We’re not quiet as we walk through the labyrinth of alleyways made from mud walls that have baked in the burning Afghani sun for years. We can’t see over them, can’t see around them until we’re right on top of friend or foe, and that’s the problem. For as many innocent civilians as there are here dwelling in Afghanistan’s most violent territory, there are just as many Taliban. There are just as many insurgents hiding in plain sight, and the real challenge is knowing who to question, and who to let go. The truth is you never really know. As Marines, we’re taught to follow orders, to trust our gut unless it goes against orders. For me? I trust my dog. I trust his nose, and my ability to read him. That’s why, when he halts and begins scouring a spot of rocky ground at the east entrance to a compound with his ears up, tail down, and shoulders hunched, I know he’s hitting on a scent. He sits at source and I tell him he’s a good boy, and then I’m about to call in the explosives team to do a finger sweep over where I suspect the IED is when a man steps out from a door in the compound wall two hundred yards away. He just stands there staring at us. A chill runs down the length of my spine, despite the one hundred and five degree heat. My gut tells me it isn’t right, that this whole situation is about to get fucked up every which way from Sunday.

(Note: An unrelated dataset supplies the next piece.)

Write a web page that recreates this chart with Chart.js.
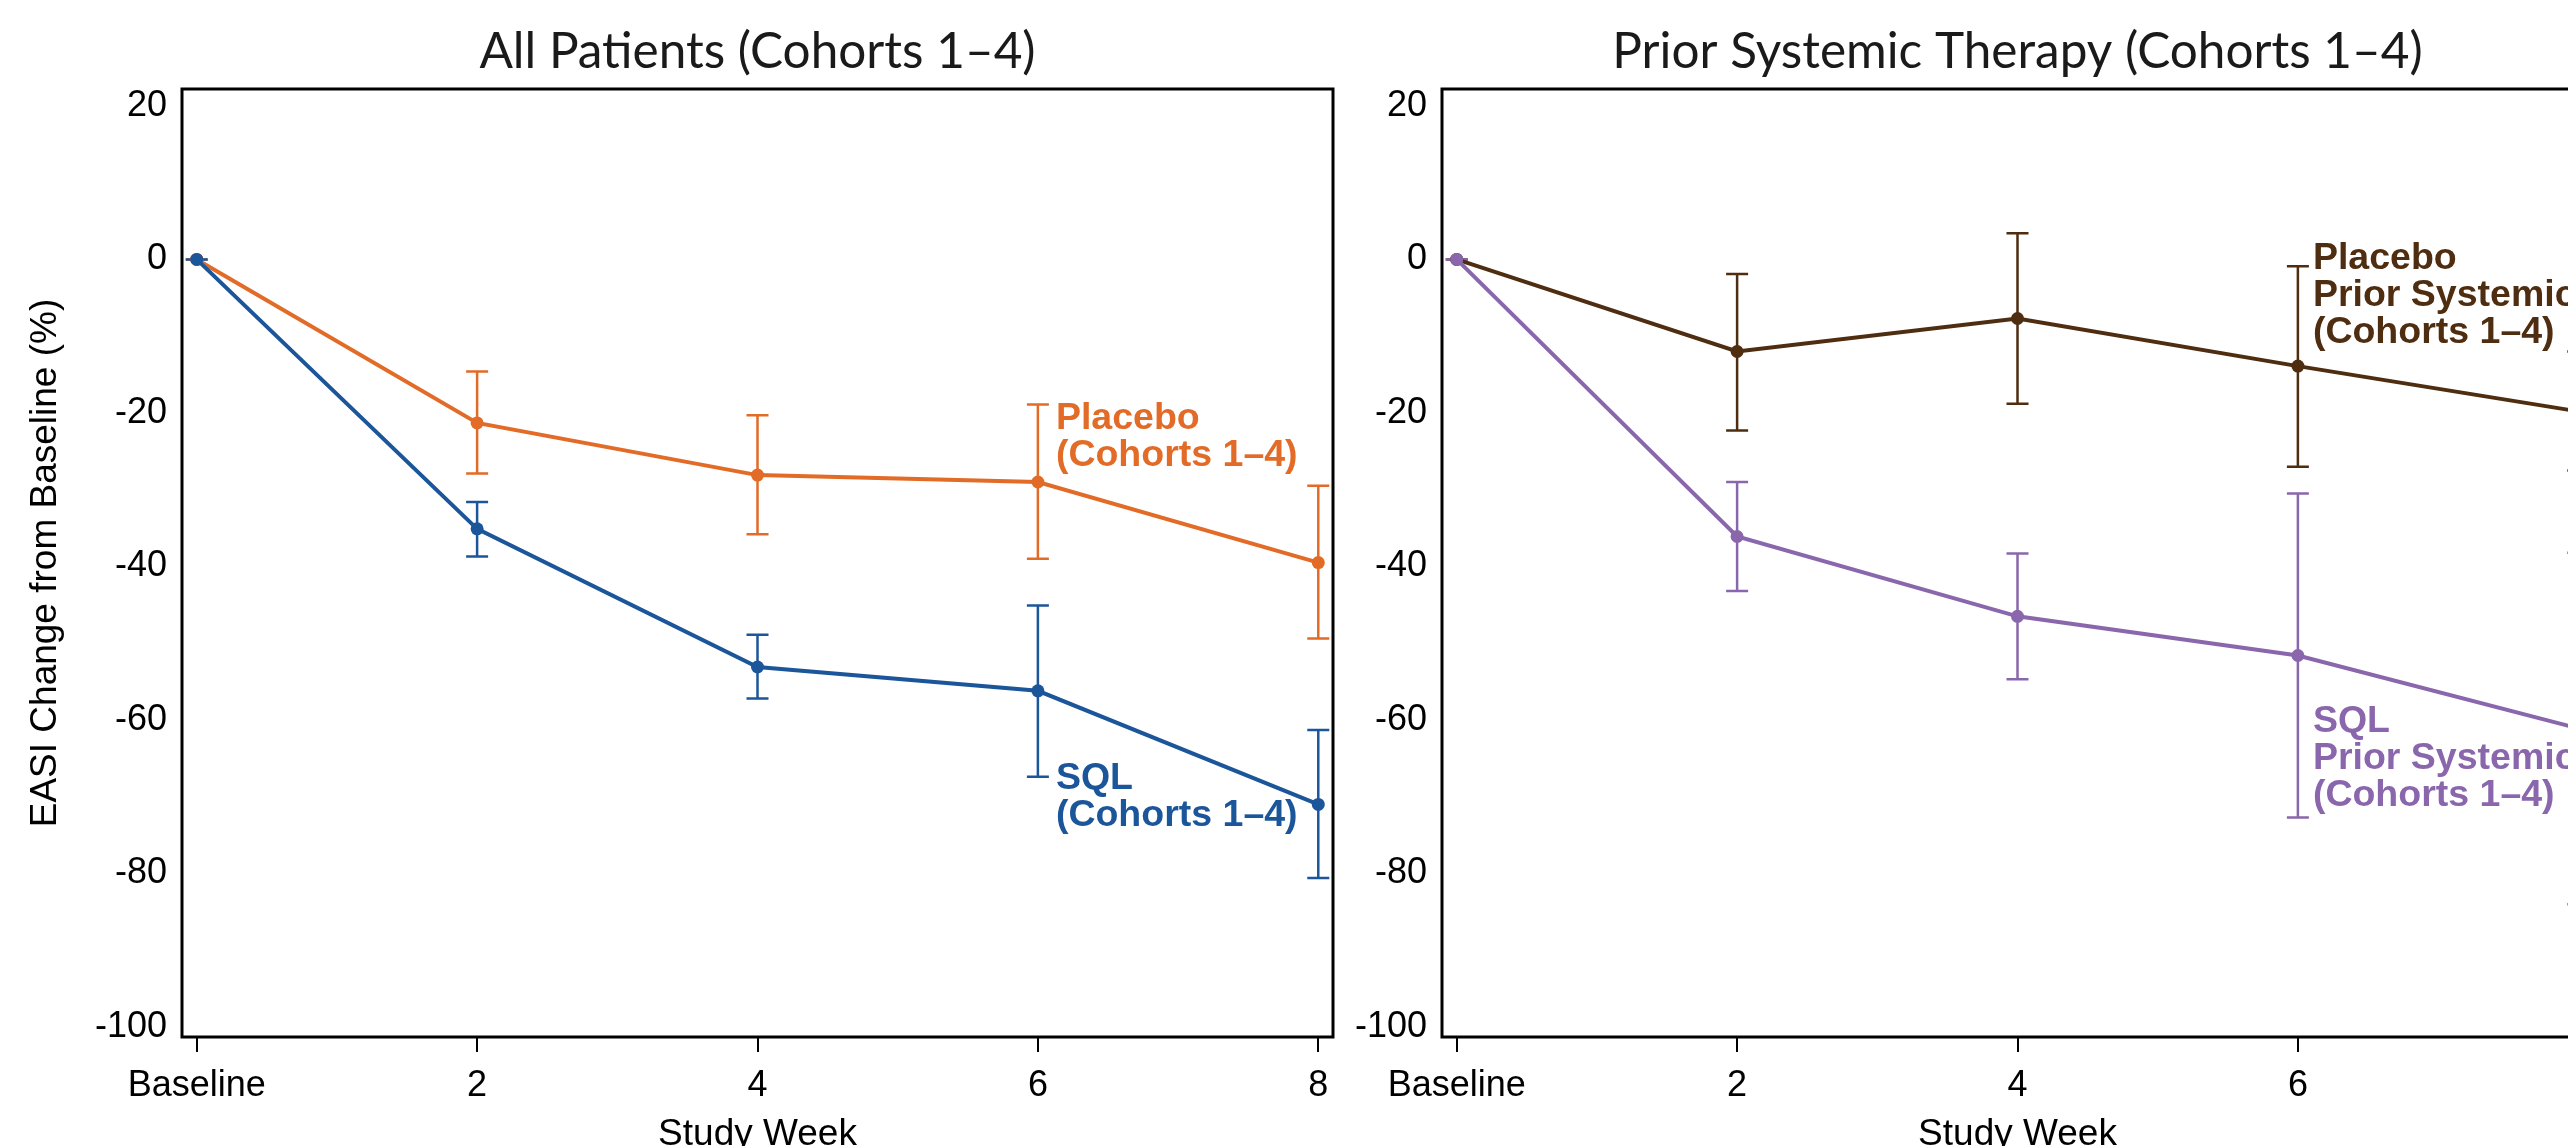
<!DOCTYPE html>
<html><head><meta charset="utf-8">
<script src="https://cdn.jsdelivr.net/npm/chart.js@4.4.1/dist/chart.umd.min.js"></script>
<style>
html,body{margin:0;padding:0;background:#fff;overflow:hidden;}
#wrap{position:relative;width:2568px;height:1146px;overflow:hidden;background:#fff;}
canvas{position:absolute;top:0;}
#c1{left:0;}
#c2{left:1260px;}
</style></head><body>
<div id="wrap"><canvas id="c1" width="1345" height="1180"></canvas><canvas id="c2" width="1345" height="1180"></canvas></div>
<script>
// ---- data ----
const weeks = [0, 2, 4, 6, 8];
const xTickLabels = ['Baseline', '2', '4', '6', '8'];
const yTicks = [20, 0, -20, -40, -60, -80, -100];

const allPlacebo   = [0, -21.3, -28.1, -29.0, -39.5];
const allPlaceboLo = [0, -27.9, -35.8, -39.0, -49.4];
const allPlaceboHi = [0, -14.6, -20.3, -18.9, -29.5];
const allSQL       = [0, -35.1, -53.1, -56.2, -71.0];
const allSQLLo     = [0, -38.7, -57.2, -67.4, -80.6];
const allSQLHi     = [0, -31.6, -48.9, -45.1, -61.3];

const priorPlacebo   = [0, -12.0, -7.7, -13.9, -19.8];
const priorPlaceboLo = [0, -22.3, -18.8, -27.0, -27.5];
const priorPlaceboHi = [0, -1.9, 3.4, -0.9, -12.0];
const priorSQL       = [0, -36.1, -46.5, -51.6, -61.1];
const priorSQLLo     = [0, -43.2, -54.7, -72.7, -84.0];
const priorSQLHi     = [0, -29.0, -38.3, -30.5, -38.2];

const C_ORANGE = '#E26B27', C_BLUE = '#1B559A', C_BROWN = '#4E2D10', C_PURPLE = '#8A67AC';

Chart.defaults.font.family = '"Liberation Sans", Arial, sans-serif';
Chart.defaults.color = '#000';

const extras = {
  id: 'extras',
  beforeDatasetsDraw(chart) {
    const {ctx, scales: {x, y}} = chart;
    ctx.save();
    chart.data.datasets.forEach(ds => {
      ctx.strokeStyle = ds.borderColor;
      ctx.lineWidth = 2.5;
      weeks.forEach((w, i) => {
        const px = x.getPixelForValue(w);
        const pl = y.getPixelForValue(ds.errLo[i]);
        const ph = y.getPixelForValue(ds.errHi[i]);
        ctx.beginPath();
        ctx.moveTo(px, pl); ctx.lineTo(px, ph);
        ctx.moveTo(px - 11, pl); ctx.lineTo(px + 11, pl);
        ctx.moveTo(px - 11, ph); ctx.lineTo(px + 11, ph);
        ctx.stroke();
      });
    });
    ctx.restore();
  },
  afterDraw(chart, args, opts) {
    const {ctx, chartArea: a, scales: {x, y}} = chart;
    ctx.save();
    ctx.strokeStyle = '#000';
    ctx.lineWidth = 3;
    ctx.strokeRect(a.left, a.top, a.right - a.left, a.bottom - a.top);
    ctx.font = 'bold 37.5px "Liberation Sans", Arial, sans-serif';
    ctx.textBaseline = 'alphabetic';
    ctx.textAlign = 'left';
    (opts.notes || []).forEach(n => {
      ctx.fillStyle = n.color;
      const px = x.getPixelForValue(n.x) + n.dx;
      const py = y.getPixelForValue(n.y);
      n.lines.forEach((t, i) => ctx.fillText(t, px, py + i * 37));
    });
    ctx.restore();
  }
};

function makeChart(id, title, series, notes, showYTitle) {
  return new Chart(document.getElementById(id), {
    type: 'line',
    data: {
      datasets: series.map(s => ({
        label: s.label,
        data: weeks.map((w, i) => ({x: w, y: s.values[i]})),
        errLo: s.lo, errHi: s.hi,
        borderColor: s.color, backgroundColor: s.color,
        pointBackgroundColor: s.color, pointBorderWidth: 0,
        pointRadius: 6.5, borderWidth: 4, tension: 0, order: s.order
      }))
    },
    options: {
      responsive: false, animation: false, devicePixelRatio: 1,
      layout: {padding: {left: 0, right: 12, top: 0, bottom: 0}},
      plugins: {
        legend: {display: false}, tooltip: {enabled: false},
        title: {display: true, text: title, fullSize: false, color: '#1a1a1a',
          font: {family: 'Lato', size: 49.5, weight: 'normal'},
          padding: {top: 22, bottom: 7.6}},
        extras: {notes}
      },
      scales: {
        x: {
          type: 'linear', min: -0.105, max: 8.105,
          afterBuildTicks: s => { s.ticks = weeks.map(v => ({value: v})); },
          afterFit: s => { s.height = 143; },
          ticks: {callback: v => xTickLabels[weeks.indexOf(v)], font: {size: 36}, color: '#000', padding: 12, maxRotation: 0, autoSkip: false},
          grid: {display: true, drawOnChartArea: false, drawTicks: true, tickLength: 15, color: '#000', lineWidth: 2},
          border: {display: false},
          title: {display: true, text: 'Study Week', font: {size: 37}, color: '#000', padding: {top: 0, bottom: 22.8}}
        },
        y: {
          min: -101.3, max: 22.2,
          afterBuildTicks: s => { s.ticks = yTicks.map(v => ({value: v})); },
          afterFit: s => { s.width = 182; },
          ticks: {callback: v => String(v), font: {size: 36}, color: '#000', padding: 15},
          grid: {display: false, drawTicks: false},
          border: {display: false},
          title: {display: showYTitle, text: 'EASI Change from Baseline (%)', font: {size: 37}, color: '#000', padding: {top: 24, bottom: 0}}
        }
      }
    },
    plugins: [extras]
  });
}

makeChart('c1', 'All Patients (Cohorts 1–4)', [
  {label: 'Placebo (Cohorts 1–4)', values: allPlacebo, lo: allPlaceboLo, hi: allPlaceboHi, color: C_ORANGE, order: 1},
  {label: 'SQL (Cohorts 1–4)', values: allSQL, lo: allSQLLo, hi: allSQLHi, color: C_BLUE, order: 0}
], [
  {lines: ['Placebo', '(Cohorts 1–4)'], color: C_ORANGE, x: 6, y: -22.1, dx: 18},
  {lines: ['SQL', '(Cohorts 1–4)'], color: C_BLUE, x: 6, y: -69.0, dx: 18}
], true);

makeChart('c2', 'Prior Systemic Therapy (Cohorts 1–4)', [
  {label: 'Placebo Prior Systemic Therapy (Cohorts 1–4)', values: priorPlacebo, lo: priorPlaceboLo, hi: priorPlaceboHi, color: C_BROWN, order: 1},
  {label: 'SQL Prior Systemic Therapy (Cohorts 1–4)', values: priorSQL, lo: priorSQLLo, hi: priorSQLHi, color: C_PURPLE, order: 0}
], [
  {lines: ['Placebo', 'Prior Systemic Therapy', '(Cohorts 1–4)'], color: C_BROWN, x: 6, y: -1.3, dx: 15},
  {lines: ['SQL', 'Prior Systemic Therapy', '(Cohorts 1–4)'], color: C_PURPLE, x: 6, y: -61.6, dx: 15}
], false);
</script>
</body></html>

“Havoc, here,” I command, at the same time as the man pulls out what looks like an old mobile phone. And then I get it. I have one single second of clarity, and I know this is it. “He’s got a phone!” I shout to my brothers, run toward my dog, attempting to throw my body over his to protect him. The blast knocks me off my feet. My head cracks against the hard-baked earth, and all I see is a plume of dust misted with red, exploding into the air. All I feel is pain, searing and white hot through my entire body.

I can’t breathe. I can’t breathe.

“Havoc!” I shout, but it comes out a gurgled whimper, swallowed by blood in my throat that’s as thick and suffocating as the dust around us.

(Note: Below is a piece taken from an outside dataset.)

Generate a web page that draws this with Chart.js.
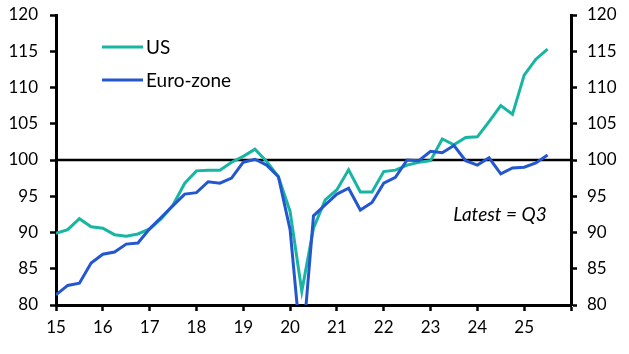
<!DOCTYPE html>
<html lang="en">
<head>
    <meta charset="UTF-8">
    <title>US vs Euro-zone</title>
    <script src="https://cdn.jsdelivr.net/npm/chart.js"></script>
    <style>
        html, body { margin: 0; padding: 0; background: #fff; }
        #wrap { width: 629px; height: 354px; }
    </style>
</head>
<body>
    <div id="wrap"><canvas id="chart" width="629" height="354"></canvas></div>
    <script>
        // quarterly, 2015 Q1 .. 2025 Q3
        const firstYear = 2015;
        const usValues = [89.9, 90.4, 91.9, 90.8, 90.6, 89.7, 89.5, 89.8, 90.5, 91.9,
            93.8, 96.8, 98.5, 98.6, 98.6, 99.7, 100.5, 101.5, 99.8, 97.7,
            92.9, 81.9, 90.6, 94.5, 95.9, 98.65, 95.6, 95.6, 98.4, 98.6,
            99.3, 99.7, 99.9, 102.9, 102.1, 103.1, 103.2, 105.3, 107.5, 106.3,
            111.7, 113.9, 115.3];
        const euroValues = [81.4, 82.7, 83.0, 85.8, 87.0, 87.3, 88.4, 88.55, 90.5, 92.1,
            93.7, 95.3, 95.5, 97.0, 96.8, 97.5, 99.7, 100.1, 99.3, 97.7,
            90.4, 73, 92.3, 93.8, 95.3, 96.1, 93.1, 94.15, 96.8, 97.6,
            100.0, 99.9, 101.2, 101.0, 102.0, 99.9, 99.3, 100.3, 98.1, 98.9,
            99.0, 99.6, 100.7];
        const refLine = [{ x: 2015, y: 100 }, { x: 2026, y: 100 }];
        const xTickYears = [2015, 2016, 2017, 2018, 2019, 2020, 2021, 2022, 2023, 2024, 2025];
        const yTicks = [80, 85, 90, 95, 100, 105, 110, 115, 120];

        const FONT = 'Lato, "Open Sans", sans-serif';

        function toPoints(values) {
            return values.map((v, i) => ({ x: firstYear + i * 0.25, y: v }));
        }

        const legendPlugin = {
            id: 'insideLegend',
            afterDatasetsDraw(chart) {
                const ctx = chart.ctx;
                const area = chart.chartArea;
                const items = chart.data.datasets.filter(d => d.showInLegend);
                ctx.save();
                ctx.font = '19px ' + FONT;
                ctx.textBaseline = 'middle';
                items.forEach((d, i) => {
                    const y = area.top + 32 + i * 33;
                    const x0 = area.left + 46;
                    ctx.strokeStyle = d.borderColor;
                    ctx.lineWidth = 3;
                    ctx.beginPath();
                    ctx.moveTo(x0, y);
                    ctx.lineTo(x0 + 41, y);
                    ctx.stroke();
                    ctx.fillStyle = '#000';
                    ctx.fillText(d.label, x0 + 44, y + 1);
                });
                ctx.restore();
            }
        };

        const notePlugin = {
            id: 'latestNote',
            afterDatasetsDraw(chart) {
                const ctx = chart.ctx;
                const x = chart.scales.x.getPixelForValue(2025.48);
                const y = chart.scales.y.getPixelForValue(92.4);
                ctx.save();
                ctx.font = 'italic 19px ' + FONT;
                ctx.textAlign = 'right';
                ctx.textBaseline = 'middle';
                ctx.fillStyle = '#000';
                ctx.fillText('Latest = Q3', x, y);
                ctx.restore();
            }
        };

        const axisCommon = {
            border: { display: true, color: '#000', width: 3 },
            grid: { drawOnChartArea: false, color: '#000', tickLength: 6, tickWidth: 2.5 }
        };

        function fitY(width) {
            return scale => {
                scale.width = width;
                scale.paddingTop = 0;
                scale.paddingBottom = 0;
            };
        }

        new Chart(document.getElementById('chart').getContext('2d'), {
            type: 'line',
            data: {
                datasets: [
                    {
                        label: 'US',
                        data: toPoints(usValues),
                        borderColor: '#17b5a2',
                        borderWidth: 3,
                        pointRadius: 0,
                        tension: 0,
                        clip: 0,
                        order: 1,
                        showInLegend: true
                    },
                    {
                        label: 'Euro-zone',
                        data: toPoints(euroValues),
                        borderColor: '#2457cf',
                        borderWidth: 3,
                        pointRadius: 0,
                        tension: 0,
                        clip: 0,
                        order: 0,
                        showInLegend: true
                    },
                    {
                        label: 'ref',
                        data: refLine,
                        borderColor: '#000',
                        borderWidth: 2.5,
                        pointRadius: 0,
                        order: 3
                    }
                ]
            },
            options: {
                responsive: false,
                animation: false,
                layout: { padding: { top: 15, left: 0, right: 0, bottom: 0 } },
                plugins: { legend: { display: false }, tooltip: { enabled: false } },
                scales: {
                    x: {
                        type: 'linear',
                        min: 2015,
                        max: 2026,
                        ...axisCommon,
                        afterBuildTicks(scale) {
                            scale.ticks = xTickYears.concat([2026]).map(v => ({ value: v }));
                        },
                        afterFit(scale) {
                            scale.height = 49;
                            scale.paddingLeft = 0;
                            scale.paddingRight = 0;
                        },
                        ticks: {
                            color: '#000',
                            font: { family: FONT, size: 17 },
                            padding: 6,
                            maxRotation: 0,
                            autoSkip: false,
                            callback: v => (xTickYears.includes(v) ? String(v - 2000) : '')
                        }
                    },
                    y: {
                        position: 'left',
                        min: 80,
                        max: 120,
                        ...axisCommon,
                        afterBuildTicks(scale) { scale.ticks = yTicks.map(v => ({ value: v })); },
                        afterFit: fitY(56),
                        ticks: { color: '#000', font: { family: FONT, size: 17 }, padding: 12 }
                    },
                    y2: {
                        position: 'right',
                        min: 80,
                        max: 120,
                        ...axisCommon,
                        afterBuildTicks(scale) { scale.ticks = yTicks.map(v => ({ value: v })); },
                        afterFit: fitY(58),
                        ticks: { color: '#000', font: { family: FONT, size: 17 }, padding: 10 }
                    }
                }
            },
            plugins: [legendPlugin, notePlugin]
        });
    </script>
</body>
</html>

My legs are on fire, my lungs too, and I clutch at the lead that should be connected to my belt. It’s not. I grasp at nothing but dust and debris. Moisture runs down my face, hot and sticky, stinging my eyes and turning my vision red. I struggle to sit up, to shift, to call out for my dog, but every breath, every movement is agony.

The voices of my brothers ring out around me between a hail of gunfire and shouting. Someone screams for the medic. Rodriguez is beside me, his voice calm in the midst of chaos, an anchor to cling to, a shining beacon that penetrates the dust and red mist of this hell and guides me back to the pain and present. A lead weight rests on my chest. I can’t breathe, but I attempt to call for Havoc anyway. I can’t see for the dust. The pain is so consuming that all I can do is squeeze my eyes tightly shut and hope that either death or the enemy’s bullets find me, and fast.

But neither do. I wake to the harsh florescent lights of the military field hospital. A team of doctors fill the room, all in bloodied gowns and surgical masks. I reach out and grab the arm of the person closest to me. A female doctor. Her blue eyes stare impatiently down at me, and from behind her mask she says, “I need more anesthesia here.”

“My dog,” I whisper, but the words are rushed away from my tongue, stolen from me by the drugs coursing through my system.